П. А. Вяземский был не так революционно настроен, как Герцен. Он считал, что России следует отпустить Польшу:
Польшу нельзя расстрелять, нельзя повесить ее, следовательно, силой ничего прочного, ничего окончательного сделать нельзя Есть одно средство: бросить царство Польское Пускай Польша выбирает себе род жизни Наши действия в Польше откинут нас на 50 лет от просвещения Европейского[20].

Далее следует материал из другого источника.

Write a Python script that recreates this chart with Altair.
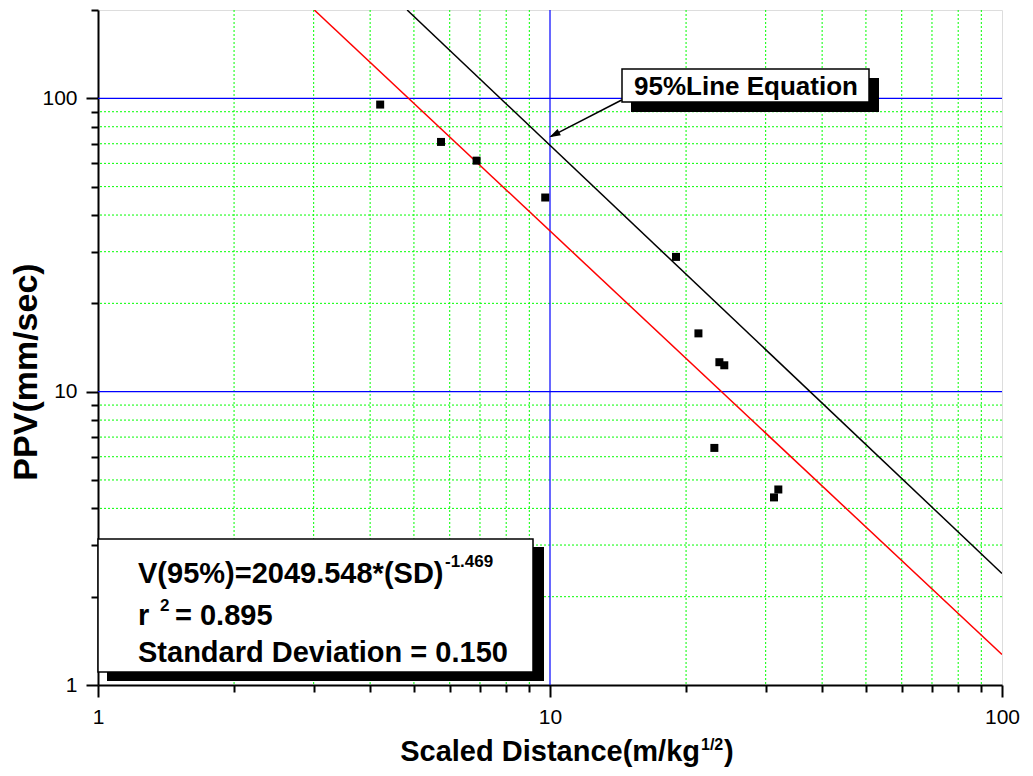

Однако в целом в российском обществе была сильна психология имперства, отрицавшая по праву завоевателей право на национальное самоопределение поляков. Не был лишен имперских амбиций друг Вяземского А. С. Пушкин, который во время Польского восстания обзавелся семьей и, по мнению многих, остепенился, восхищался героизмом поляков, но при этом считал, что «все-таки их надобно задушить». В 1831 году Пушкин в угоду царю написал стихотворение «Клеветникам России», которое вошло в патриотический сборник «На взятие Варшавы». П. А. Вяземский назвал патриотические вирши В. А. Жуковского и А. С. Пушкина из этого сборника «шинельной поэзией», удивляясь «всеядностью» стихотворцев: «Как можно в наше время видеть поэзию в бомбах, палисадах?» и отреагировав на разлившийся в светских кругах после взятия Варшавы шовинистический угар: «Как похотлив их патриотизм! Только пощекочешь их, а у них уже и заходится и грезится им, что они ублудили первую красавицу в мире». Позже Вяземский слегка иначе выразил эту мысль: «Матушка Россия не берет насильно, а все добровольно, наступая на горло». Писатель Н. А. Мельгунов так отозвался о поступке Пушкина: «Он мне так огадился как человек, что я потерял к нему уважение даже как к поэту». Хотя многие в либеральных кругах осудили верноподданнический реверанс Пушкина, тот же Вяземский, учитывая личные симпатии, а также талант и вклад поэта в русскую культуру, спустя несколько лет противопоставил друг другу два типа российских патриотов почитателей Пушкина и почитателей шефа жандармов Бенкендорфа.